══ Provided material ══
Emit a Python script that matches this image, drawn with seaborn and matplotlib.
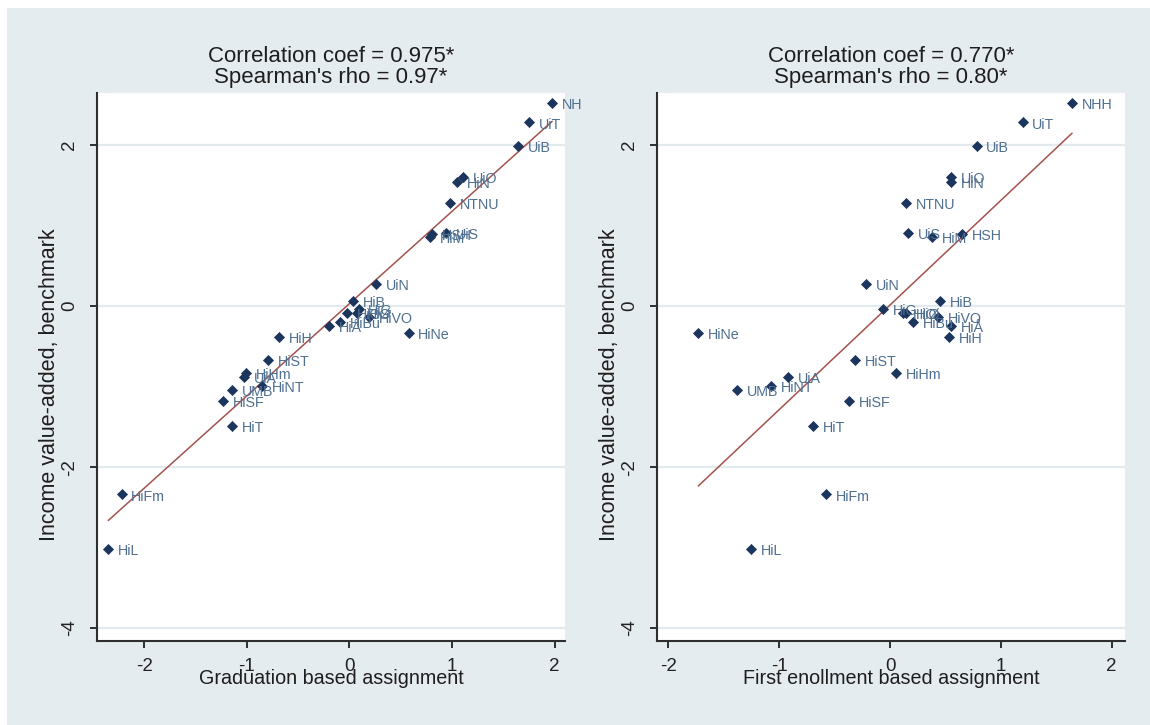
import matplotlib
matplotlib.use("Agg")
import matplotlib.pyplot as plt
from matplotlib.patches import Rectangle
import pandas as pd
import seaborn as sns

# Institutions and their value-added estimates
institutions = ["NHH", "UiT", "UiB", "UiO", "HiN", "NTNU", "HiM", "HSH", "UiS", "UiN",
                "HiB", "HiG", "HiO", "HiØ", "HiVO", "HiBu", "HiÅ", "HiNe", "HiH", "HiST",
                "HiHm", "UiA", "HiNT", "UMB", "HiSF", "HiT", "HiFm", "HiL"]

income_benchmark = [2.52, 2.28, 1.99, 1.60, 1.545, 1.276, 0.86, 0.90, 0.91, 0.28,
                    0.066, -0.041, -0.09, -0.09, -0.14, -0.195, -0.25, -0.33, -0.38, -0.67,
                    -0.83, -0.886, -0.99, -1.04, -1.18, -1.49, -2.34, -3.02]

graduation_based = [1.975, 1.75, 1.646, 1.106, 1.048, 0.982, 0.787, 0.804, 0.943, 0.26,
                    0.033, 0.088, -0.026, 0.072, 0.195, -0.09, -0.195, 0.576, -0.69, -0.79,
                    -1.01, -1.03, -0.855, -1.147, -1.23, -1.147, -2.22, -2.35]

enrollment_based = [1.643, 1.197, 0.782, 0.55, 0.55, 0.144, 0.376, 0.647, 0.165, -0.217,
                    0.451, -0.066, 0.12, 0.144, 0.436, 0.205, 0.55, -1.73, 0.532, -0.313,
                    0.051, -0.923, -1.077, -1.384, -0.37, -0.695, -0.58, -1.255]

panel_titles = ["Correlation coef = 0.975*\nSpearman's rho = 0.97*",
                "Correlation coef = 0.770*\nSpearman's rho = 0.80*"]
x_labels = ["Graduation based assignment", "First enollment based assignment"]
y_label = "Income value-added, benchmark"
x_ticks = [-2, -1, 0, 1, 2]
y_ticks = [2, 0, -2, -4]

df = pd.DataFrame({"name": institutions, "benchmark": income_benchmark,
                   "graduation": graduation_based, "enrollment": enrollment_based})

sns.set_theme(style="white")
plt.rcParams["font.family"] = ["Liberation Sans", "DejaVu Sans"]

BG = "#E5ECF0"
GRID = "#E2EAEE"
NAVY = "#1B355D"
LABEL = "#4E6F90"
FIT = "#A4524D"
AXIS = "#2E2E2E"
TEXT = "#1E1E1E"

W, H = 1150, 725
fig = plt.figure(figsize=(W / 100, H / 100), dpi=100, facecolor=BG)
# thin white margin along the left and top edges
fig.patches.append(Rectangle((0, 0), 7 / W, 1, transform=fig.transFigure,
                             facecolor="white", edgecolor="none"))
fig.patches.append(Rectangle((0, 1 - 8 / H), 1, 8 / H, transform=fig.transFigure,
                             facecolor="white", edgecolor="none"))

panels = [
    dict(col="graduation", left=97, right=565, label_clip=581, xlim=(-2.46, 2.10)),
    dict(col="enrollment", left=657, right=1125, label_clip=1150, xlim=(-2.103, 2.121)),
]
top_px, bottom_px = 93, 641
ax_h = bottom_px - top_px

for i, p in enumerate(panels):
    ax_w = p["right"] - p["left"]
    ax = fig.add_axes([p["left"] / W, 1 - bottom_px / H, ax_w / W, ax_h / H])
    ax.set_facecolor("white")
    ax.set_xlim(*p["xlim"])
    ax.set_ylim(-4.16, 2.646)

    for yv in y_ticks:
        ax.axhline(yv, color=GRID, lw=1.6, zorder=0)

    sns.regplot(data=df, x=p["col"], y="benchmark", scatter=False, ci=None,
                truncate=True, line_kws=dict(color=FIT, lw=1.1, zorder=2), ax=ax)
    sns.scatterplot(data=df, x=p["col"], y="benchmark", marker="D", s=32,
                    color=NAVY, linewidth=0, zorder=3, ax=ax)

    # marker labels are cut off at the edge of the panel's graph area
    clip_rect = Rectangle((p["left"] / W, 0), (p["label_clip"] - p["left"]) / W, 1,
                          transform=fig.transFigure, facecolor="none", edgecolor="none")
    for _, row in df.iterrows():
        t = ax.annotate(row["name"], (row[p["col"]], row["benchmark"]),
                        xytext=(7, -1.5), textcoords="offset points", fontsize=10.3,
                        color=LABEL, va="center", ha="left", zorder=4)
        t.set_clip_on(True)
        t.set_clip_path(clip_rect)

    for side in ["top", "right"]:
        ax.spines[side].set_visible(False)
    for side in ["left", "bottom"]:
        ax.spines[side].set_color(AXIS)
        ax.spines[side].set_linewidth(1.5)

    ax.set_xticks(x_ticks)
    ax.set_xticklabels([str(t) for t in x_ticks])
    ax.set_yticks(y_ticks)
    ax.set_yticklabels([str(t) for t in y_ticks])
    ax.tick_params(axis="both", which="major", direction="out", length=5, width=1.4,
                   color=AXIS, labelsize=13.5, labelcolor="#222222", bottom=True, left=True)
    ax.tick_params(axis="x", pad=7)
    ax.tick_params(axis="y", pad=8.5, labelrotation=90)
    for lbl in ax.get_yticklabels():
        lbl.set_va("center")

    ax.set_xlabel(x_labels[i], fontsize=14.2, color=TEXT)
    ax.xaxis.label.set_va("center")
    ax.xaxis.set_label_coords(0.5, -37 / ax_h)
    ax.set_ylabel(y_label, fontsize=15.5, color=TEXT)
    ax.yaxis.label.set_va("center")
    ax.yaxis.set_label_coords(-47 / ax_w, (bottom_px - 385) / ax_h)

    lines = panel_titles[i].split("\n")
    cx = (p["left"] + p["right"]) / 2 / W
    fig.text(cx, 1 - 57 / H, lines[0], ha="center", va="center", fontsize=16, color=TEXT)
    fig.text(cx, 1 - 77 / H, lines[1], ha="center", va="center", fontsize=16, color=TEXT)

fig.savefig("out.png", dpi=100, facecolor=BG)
═══
- _Work to complete_:
Please transcribe the material above exactly as written. Leave the pictures out.

- _Answer to this task_:
Emit a Python script that matches this image, drawn with seaborn and matplotlib.
import matplotlib
matplotlib.use("Agg")
import matplotlib.pyplot as plt
from matplotlib.patches import Rectangle
import pandas as pd
import seaborn as sns

# Institutions and their value-added estimates
institutions = ["NHH", "UiT", "UiB", "UiO", "HiN", "NTNU", "HiM", "HSH", "UiS", "UiN",
                "HiB", "HiG", "HiO", "HiØ", "HiVO", "HiBu", "HiÅ", "HiNe", "HiH", "HiST",
                "HiHm", "UiA", "HiNT", "UMB", "HiSF", "HiT", "HiFm", "HiL"]

income_benchmark = [2.52, 2.28, 1.99, 1.60, 1.545, 1.276, 0.86, 0.90, 0.91, 0.28,
                    0.066, -0.041, -0.09, -0.09, -0.14, -0.195, -0.25, -0.33, -0.38, -0.67,
                    -0.83, -0.886, -0.99, -1.04, -1.18, -1.49, -2.34, -3.02]

graduation_based = [1.975, 1.75, 1.646, 1.106, 1.048, 0.982, 0.787, 0.804, 0.943, 0.26,
                    0.033, 0.088, -0.026, 0.072, 0.195, -0.09, -0.195, 0.576, -0.69, -0.79,
                    -1.01, -1.03, -0.855, -1.147, -1.23, -1.147, -2.22, -2.35]

enrollment_based = [1.643, 1.197, 0.782, 0.55, 0.55, 0.144, 0.376, 0.647, 0.165, -0.217,
                    0.451, -0.066, 0.12, 0.144, 0.436, 0.205, 0.55, -1.73, 0.532, -0.313,
                    0.051, -0.923, -1.077, -1.384, -0.37, -0.695, -0.58, -1.255]

panel_titles = ["Correlation coef = 0.975*\nSpearman's rho = 0.97*",
                "Correlation coef = 0.770*\nSpearman's rho = 0.80*"]
x_labels = ["Graduation based assignment", "First enollment based assignment"]
y_label = "Income value-added, benchmark"
x_ticks = [-2, -1, 0, 1, 2]
y_ticks = [2, 0, -2, -4]

df = pd.DataFrame({"name": institutions, "benchmark": income_benchmark,
                   "graduation": graduation_based, "enrollment": enrollment_based})

sns.set_theme(style="white")
plt.rcParams["font.family"] = ["Liberation Sans", "DejaVu Sans"]

BG = "#E5ECF0"
GRID = "#E2EAEE"
NAVY = "#1B355D"
LABEL = "#4E6F90"
FIT = "#A4524D"
AXIS = "#2E2E2E"
TEXT = "#1E1E1E"

W, H = 1150, 725
fig = plt.figure(figsize=(W / 100, H / 100), dpi=100, facecolor=BG)
# thin white margin along the left and top edges
fig.patches.append(Rectangle((0, 0), 7 / W, 1, transform=fig.transFigure,
                             facecolor="white", edgecolor="none"))
fig.patches.append(Rectangle((0, 1 - 8 / H), 1, 8 / H, transform=fig.transFigure,
                             facecolor="white", edgecolor="none"))

panels = [
    dict(col="graduation", left=97, right=565, label_clip=581, xlim=(-2.46, 2.10)),
    dict(col="enrollment", left=657, right=1125, label_clip=1150, xlim=(-2.103, 2.121)),
]
top_px, bottom_px = 93, 641
ax_h = bottom_px - top_px

for i, p in enumerate(panels):
    ax_w = p["right"] - p["left"]
    ax = fig.add_axes([p["left"] / W, 1 - bottom_px / H, ax_w / W, ax_h / H])
    ax.set_facecolor("white")
    ax.set_xlim(*p["xlim"])
    ax.set_ylim(-4.16, 2.646)

    for yv in y_ticks:
        ax.axhline(yv, color=GRID, lw=1.6, zorder=0)

    sns.regplot(data=df, x=p["col"], y="benchmark", scatter=False, ci=None,
                truncate=True, line_kws=dict(color=FIT, lw=1.1, zorder=2), ax=ax)
    sns.scatterplot(data=df, x=p["col"], y="benchmark", marker="D", s=32,
                    color=NAVY, linewidth=0, zorder=3, ax=ax)

    # marker labels are cut off at the edge of the panel's graph area
    clip_rect = Rectangle((p["left"] / W, 0), (p["label_clip"] - p["left"]) / W, 1,
                          transform=fig.transFigure, facecolor="none", edgecolor="none")
    for _, row in df.iterrows():
        t = ax.annotate(row["name"], (row[p["col"]], row["benchmark"]),
                        xytext=(7, -1.5), textcoords="offset points", fontsize=10.3,
                        color=LABEL, va="center", ha="left", zorder=4)
        t.set_clip_on(True)
        t.set_clip_path(clip_rect)

    for side in ["top", "right"]:
        ax.spines[side].set_visible(False)
    for side in ["left", "bottom"]:
        ax.spines[side].set_color(AXIS)
        ax.spines[side].set_linewidth(1.5)

    ax.set_xticks(x_ticks)
    ax.set_xticklabels([str(t) for t in x_ticks])
    ax.set_yticks(y_ticks)
    ax.set_yticklabels([str(t) for t in y_ticks])
    ax.tick_params(axis="both", which="major", direction="out", length=5, width=1.4,
                   color=AXIS, labelsize=13.5, labelcolor="#222222", bottom=True, left=True)
    ax.tick_params(axis="x", pad=7)
    ax.tick_params(axis="y", pad=8.5, labelrotation=90)
    for lbl in ax.get_yticklabels():
        lbl.set_va("center")

    ax.set_xlabel(x_labels[i], fontsize=14.2, color=TEXT)
    ax.xaxis.label.set_va("center")
    ax.xaxis.set_label_coords(0.5, -37 / ax_h)
    ax.set_ylabel(y_label, fontsize=15.5, color=TEXT)
    ax.yaxis.label.set_va("center")
    ax.yaxis.set_label_coords(-47 / ax_w, (bottom_px - 385) / ax_h)

    lines = panel_titles[i].split("\n")
    cx = (p["left"] + p["right"]) / 2 / W
    fig.text(cx, 1 - 57 / H, lines[0], ha="center", va="center", fontsize=16, color=TEXT)
    fig.text(cx, 1 - 77 / H, lines[1], ha="center", va="center", fontsize=16, color=TEXT)

fig.savefig("out.png", dpi=100, facecolor=BG)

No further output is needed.